The resulting design was exported into a computer aided design file format and further refined with the software Solidworks (version 2017, Dassault Systèmes, France). After mounting the fiber in the Nanoscribe system and manually identifying the bounds of the cleaved facet, the print was aligned by determining the center of the no-core fiber. Optical alignment is carried out by illuminating the opposite end of the fiber and observing the end facet with a CCD camera, as described in our earlier work30. For the highest surface quality, the printing speed was reduced, and one print required ~90 min to complete. The printing parameters were selected based on earlier work on optimizing the fabrication with a range of lens geometries50. There is no additional curing time. After printing, the fiber is simply rinsed in developer to remove unexposed resist. The surfaces were not polished or treated after printing, as the two-photon polymerization was found to give optical quality surfaces without additional post-processing30,51. The optical loss of the 3D printed material (loss per unit length and extinction coefficient) has been characterized previously28,52. After fabrication, the optics and fiber are enclosed within a plastic catheter sheath, which minimizes any mechanical forces on the optics, especially during imaging. We did not observe any issues with the mechanical stability of the 3D printed optics during imaging experiments and note that it takes a significant mechanical force to detach the 3D printed optics from the fiber. The total fabrication time, including the setup of the fiber, printing and rinsing, was ~120 min.
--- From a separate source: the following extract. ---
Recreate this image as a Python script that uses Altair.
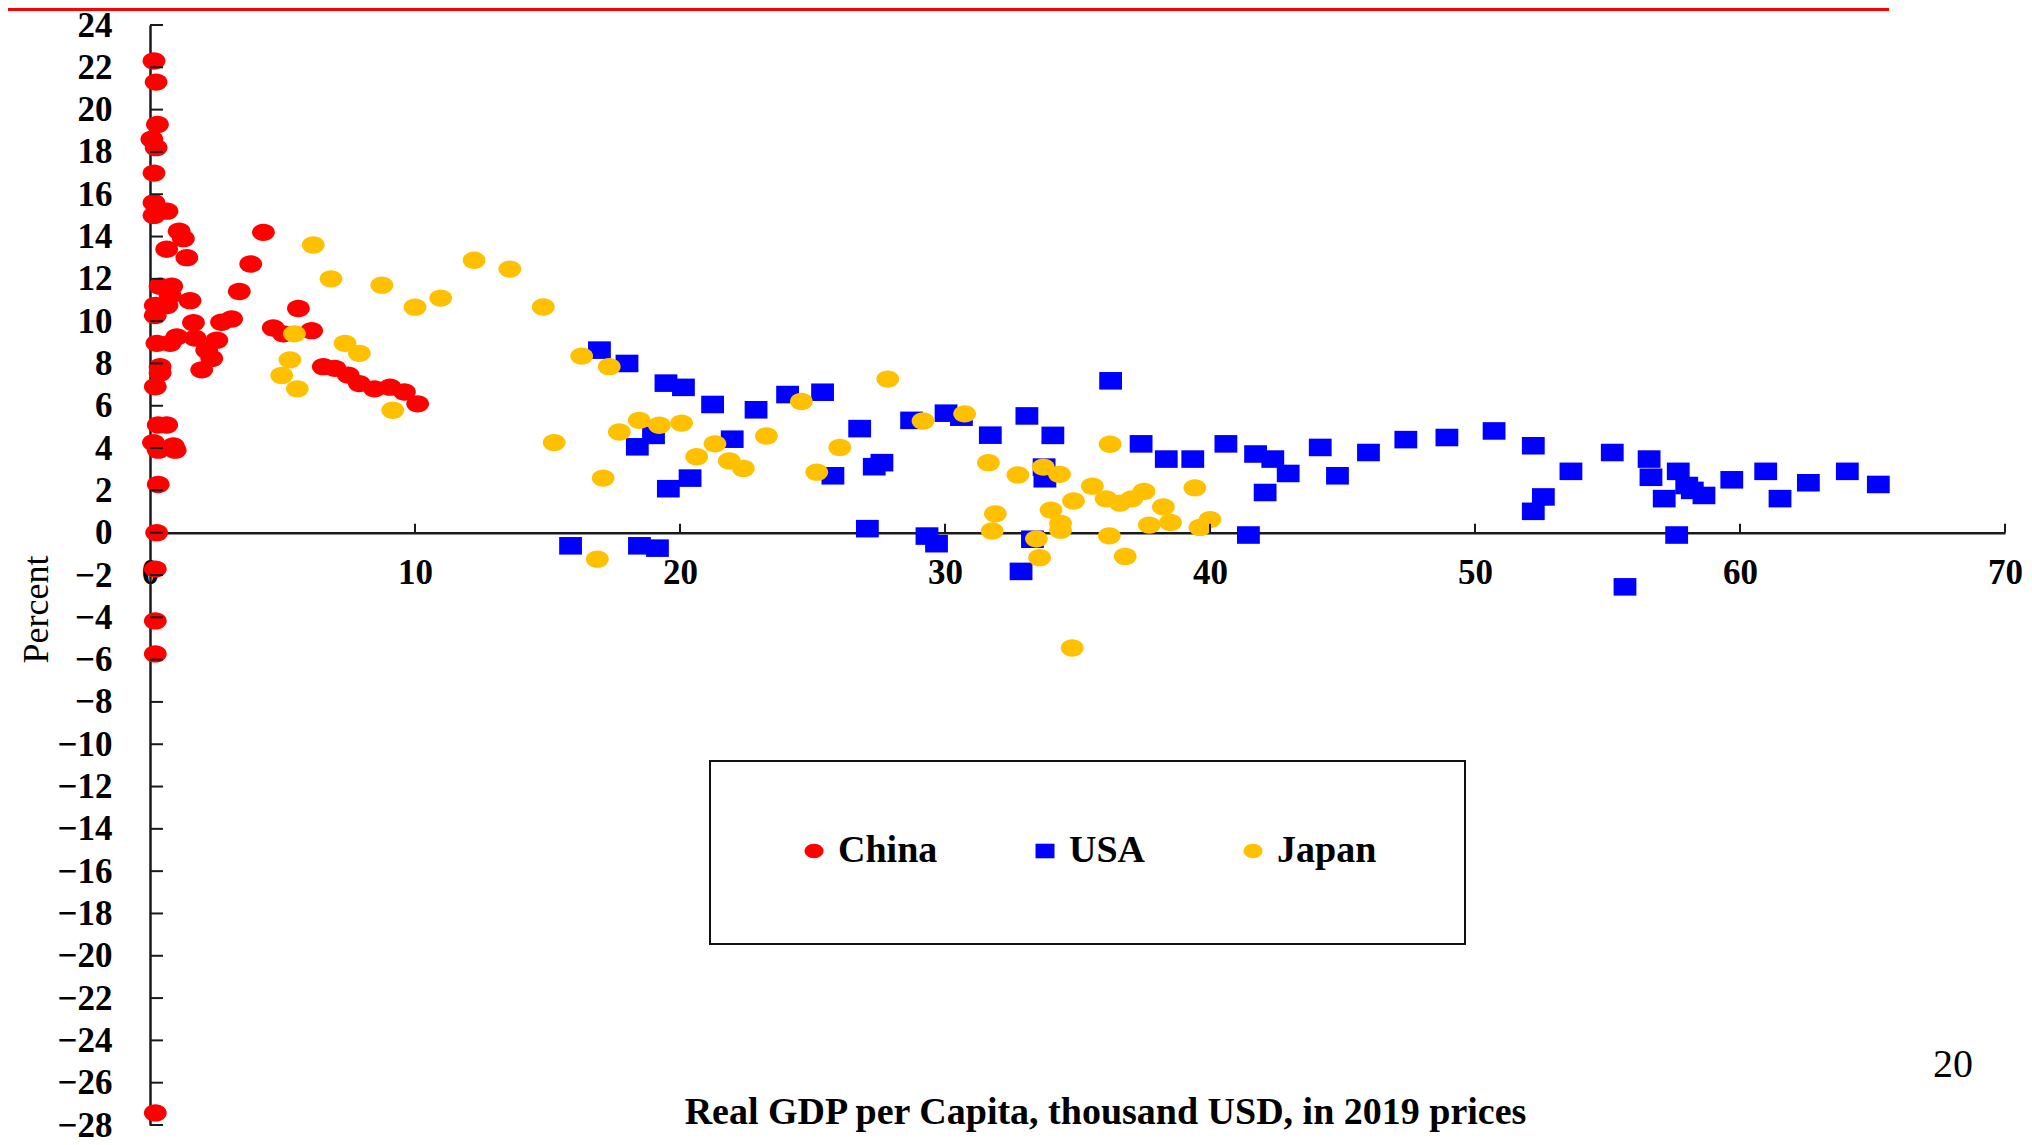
import altair as alt
import pandas as pd

# ---------------- data ----------------
series_names = ["China", "USA", "Japan"]
series_colors = ["#FF0000", "#0000FF", "#FFC000"]

china_gdp = [0.15, 0.23, 0.28, 0.07, 0.23, 0.15, 0.15, 0.64, 0.15, 1.10, 1.26, 0.63, 1.39,
             4.28, 3.80, 3.37, 0.38, 0.82, 0.76, 1.51, 0.20, 0.64, 0.20, 1.64, 2.70, 3.08,
             5.60, 4.65, 5.03, 6.10, 0.26, 0.76, 1.01, 1.70, 2.52, 2.14, 2.33, 1.95, 0.38,
             0.38, 0.20, 6.54, 6.98, 7.48, 7.90, 8.47, 9.06, 9.60, 10.10, 0.31, 0.63, 0.13,
             0.31, 0.88, 0.95, 0.31, 0.25, 0.20, 0.20, 0.20, 0.20]
china_growth = [22.3, 21.3, 19.3, 18.6, 18.2, 17.0, 15.6, 15.2, 15.0, 14.25, 13.9, 13.4, 13.0,
                14.2, 12.7, 11.4, 11.65, 11.65, 11.2, 10.97, 10.74, 10.74, 10.27, 9.93, 9.95, 10.1,
                10.6, 9.68, 9.4, 9.55, 8.95, 8.95, 9.26, 9.2, 9.1, 8.63, 8.24, 7.7, 7.85,
                7.55, 6.9, 7.85, 7.77, 7.45, 7.05, 6.8, 6.88, 6.65, 6.09, 5.09, 5.09, 4.26,
                3.9, 4.1, 3.9, 2.28, 0.0, -1.72, -4.17, -5.73, -27.43]

usa_gdp = [15.87, 16.96, 18.00, 18.39, 19.00, 18.47, 19.15, 19.47, 20.13, 19.56, 20.38, 21.23,
           21.97, 22.87, 24.06, 25.38, 25.77, 26.78, 27.07, 27.33, 27.62, 28.74, 29.32, 29.68,
           30.04, 30.62, 31.71, 32.87, 33.09, 33.30, 33.74, 33.77, 34.07, 36.25, 37.40, 38.35,
           39.35, 40.60, 41.45, 41.72, 42.08, 42.37, 42.95, 44.16, 44.81, 45.98, 47.39, 48.94,
           50.72, 52.20, 52.20, 52.58, 53.62, 55.18, 55.66, 56.57, 56.64, 57.14, 57.61, 57.67,
           57.99, 58.20, 58.64, 59.69, 60.97, 61.51, 62.58, 64.05, 65.22]
usa_growth = [-0.62, 8.63, 8.0, 4.06, 4.6, -0.62, -0.73, 7.07, 6.87, 2.08, 2.58, 6.06,
              4.42, 5.81, 6.53, 6.64, 2.69, 4.92, 0.19, 3.12, 3.31, 5.31, -0.16, -0.52,
              5.65, 5.46, 4.61, -1.83, 5.52, -0.31, 3.1, 2.55, 4.6, 7.18, 4.2, 3.48,
              3.48, 4.2, -0.11, 3.72, 1.9, 3.48, 2.8, 4.03, 2.69, 3.79, 4.4, 4.5,
              4.81, 4.11, 1.01, 1.69, 2.9, 3.79, -2.56, 3.48, 2.62, 1.61, -0.11, 2.9,
              2.23, 2.0, 1.76, 2.5, 2.9, 1.61, 2.36, 2.9, 2.28]

japan_gdp = [5.45, 6.16, 6.83, 8.75, 10.00, 7.36, 7.90, 5.28, 4.97, 5.56, 9.16, 12.23, 13.58,
             10.97, 14.84, 16.29, 17.33, 15.25, 17.10, 16.88, 17.71, 18.46, 19.22, 20.06, 20.63,
             21.32, 21.86, 22.39, 23.26, 24.58, 27.84, 25.16, 26.03, 29.17, 30.74, 31.64, 31.90,
             31.78, 32.75, 33.71, 34.32, 33.45, 33.57, 34.00, 34.36, 34.36, 34.85, 35.56, 34.80,
             36.23, 36.08, 36.60, 37.05, 37.51, 36.20, 36.80, 38.24, 37.71, 38.51, 39.43, 39.62,
             40.00]
japan_growth = [9.4, 13.6, 12.0, 11.7, 10.66, 8.95, 8.48, 8.17, 7.43, 6.8, 5.79, 12.88, 12.46,
                11.09, 10.67, 8.35, 7.85, 4.26, 2.58, -1.25, 4.76, 5.31, 5.08, 5.18, 3.59,
                4.2, 3.39, 3.04, 4.57, 6.2, 7.26, 2.86, 4.03, 5.28, 5.62, 3.31, 0.89,
                0.08, 2.73, 3.1, 2.76, -0.29, -1.18, 1.07, 0.44, 0.12, 1.5, 2.2, -5.45,
                4.18, 1.6, 1.4, 1.6, 1.95, -0.15, -1.12, 1.22, 0.36, 0.48, 2.12, 0.25,
                0.62]

x_tick_values = [0, 10, 20, 30, 40, 50, 60, 70]
y_tick_values = [-28, -26, -24, -22, -20, -18, -16, -14, -12, -10, -8, -6, -4, -2,
                 0, 2, 4, 6, 8, 10, 12, 14, 16, 18, 20, 22, 24]

x_title = "Real GDP per Capita, thousand USD, in 2019 prices"
y_title = "Percent"
slide_number = "20"

# ---------------- layout ----------------
PAD_TOP = 17
W, H = 1855, 1100
X_DOMAIN = [0, 70]
Y_DOMAIN = [-28, 24]
zero_px = H * (Y_DOMAIN[1] - 0) / (Y_DOMAIN[1] - Y_DOMAIN[0])   # pixel row of y = 0
x_axis_offset = -(H - zero_px)
top_abs = 8 + PAD_TOP          # page row of the plot's top edge

SERIF = "Liberation Serif"

ellipse = "M-1,0A1,0.76,0,1,1,1,0A1,0.76,0,1,1,-1,0Z"
rect = "M-1,-0.77H1V0.77H-1Z"
series_shapes = [ellipse, rect, ellipse]

frames = []
for name, xs, ys in [("China", china_gdp, china_growth),
                     ("USA", usa_gdp, usa_growth),
                     ("Japan", japan_gdp, japan_growth)]:
    frames.append(pd.DataFrame({"gdp": xs, "growth": ys, "country": name}))
points_df = pd.concat(frames, ignore_index=True)
points_df["order"] = range(len(points_df))

xt_df = pd.DataFrame({"gdp": x_tick_values[1:], "growth": 0})
yt_df = pd.DataFrame({"growth": y_tick_values})
one_df = pd.DataFrame({"a": [0]})

x_scale = alt.Scale(domain=X_DOMAIN, nice=False, zero=False)
y_scale = alt.Scale(domain=Y_DOMAIN, nice=False, zero=False)

x_axis = alt.Axis(
    values=x_tick_values, title=x_title, offset=x_axis_offset,
    grid=False, ticks=False, domain=True, domainColor="#1a1a1a", domainWidth=2.5,
    labelFont=SERIF, labelFontSize=35, labelFontWeight="bold", labelColor="black",
    labelPadding=23, labelFlush=False, labelOverlap=False, labelBaseline="top",
    titleFont=SERIF, titleFontSize=38, titleFontWeight="bold", titleColor="black",
    titleX=955, titleY=(1123 - top_abs) - zero_px, titleAlign="center", titleBaseline="alphabetic",
)
y_axis = alt.Axis(
    values=y_tick_values, title=y_title,
    grid=False, ticks=False, domain=True, domainColor="#1a1a1a", domainWidth=2.5,
    labelFont=SERIF, labelFontSize=35, labelFontWeight="bold", labelColor="black",
    labelPadding=38, labelFlush=False, labelOverlap=False,
    titleFont=SERIF, titleFontSize=36, titleFontWeight="normal", titleColor="black",
    titleAngle=270, titleX=-103, titleY=609 - top_abs, titleAlign="center", titleBaseline="alphabetic",
)

legend = alt.Legend(
    title=None, orient="none", legendX=645, legendY=832 - top_abs, direction="horizontal",
    symbolSize=360, symbolStrokeWidth=0, symbolOpacity=1,
    labelFont=SERIF, labelFontSize=38, labelFontWeight="bold", labelColor="black",
    labelOffset=5, columnPadding=88, padding=0,
)

X = alt.X("gdp:Q", scale=x_scale, axis=x_axis, title=x_title)
Y = alt.Y("growth:Q", scale=y_scale, axis=y_axis, title=y_title)

points = alt.Chart(points_df).mark_point(filled=True, opacity=1, size=520, strokeWidth=0).encode(
    x=X, y=Y,
    color=alt.Color("country:N", scale=alt.Scale(domain=series_names, range=series_colors), legend=legend),
    shape=alt.Shape("country:N", scale=alt.Scale(domain=series_names, range=series_shapes), legend=legend),
    order=alt.Order("order:Q"),
)

legend_box = alt.Chart(one_df).mark_rect(fill="white", stroke="#111111", strokeWidth=2).encode(
    x=alt.value(560), x2=alt.value(1315), y=alt.value(761 - top_abs), y2=alt.value(944 - top_abs)
)

y_ticks = alt.Chart(yt_df).mark_rule(color="#1a1a1a", strokeWidth=2).encode(
    y=Y, x=alt.value(0), x2=alt.value(13)
)
x_ticks = alt.Chart(xt_df).mark_rule(color="#1a1a1a", strokeWidth=2, y2Offset=-9).encode(
    x=X, y=Y, y2="growth:Q",
)

red_bar = alt.Chart(one_df).mark_rect(color="#FF0000").encode(
    x=alt.value(-142), x2=alt.value(1739), y=alt.value(8 - top_abs), y2=alt.value(11 - top_abs)
)
page_no = alt.Chart(one_df).mark_text(
    text=slide_number, font=SERIF, fontSize=40, align="center", baseline="alphabetic", color="black"
).encode(x=alt.value(1803), y=alt.value(1077 - top_abs))

chart = alt.layer(points, legend_box, y_ticks, x_ticks, red_bar, page_no).properties(
    width=W, height=H,
    padding={"left": 142, "top": PAD_TOP, "right": 19, "bottom": 12},
    autosize=alt.AutoSizeParams(type="none"),
    background="white",
).configure_view(strokeWidth=0)

chart.save("out.html", embed_options={"renderer": "svg", "actions": False})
The lateral voxel size of a print is in the range of 50–200 nm and will depend upon the microscope objective, the photoresist, the laser wavelength and the laser power. The vertical voxel size depends on the NA of the writing objective of the Nanoscribe printer. For our setup, the vertical voxel size is typically 2.7× larger than the horizontal voxel size.

More information regarding the direct fabrication process on fibers can be found in ref. 30,51.

OCT system

The light source, spectrometer, data acquisition card, and workstation of a commercially available OCT scanner (Telesto III, Thorlabs GmbH, Germany) were used for imaging. The spectral bandwidth of our OCT system is 136 nm (with a central wavelength of 1300 nm), and the manufacturer-specified axial resolution of the OCT system is 7.3 μm in air (with Hann Window to perform spectral shaping). The axial resolution is limited by the optical coherence tomography system (predominately the light source and spectrometer) and not by any limitation in the spectral bandwidth arising from the use of the 3D printed micro-optics. This imaging system was interfaced to a custom-built reference arm with an optical pathlength that matched the 3D printed probe sample arm. The power of the OCT beam into the sample arm was 5.8 mW. A sensitivity of 98.4 dB was achieved, with details provided by Supplementary Figs. 3 and 4. The dynamic range of the OCT images was measured to be 52 dB. Volumetric OCT data were acquired using custom software implemented in the C++ language, with the OCT data acquisition synchronized by trigger pulses from a 2D motion (rotation and pullback) control unit. The unit comprised a counter rotation motor14 and a linear stage to rotate and pullback the 3D printed probe. The imaging speed of the ex vivo and in situ experiments was one frame per second, which was limited by the speed of the counter rotation stage.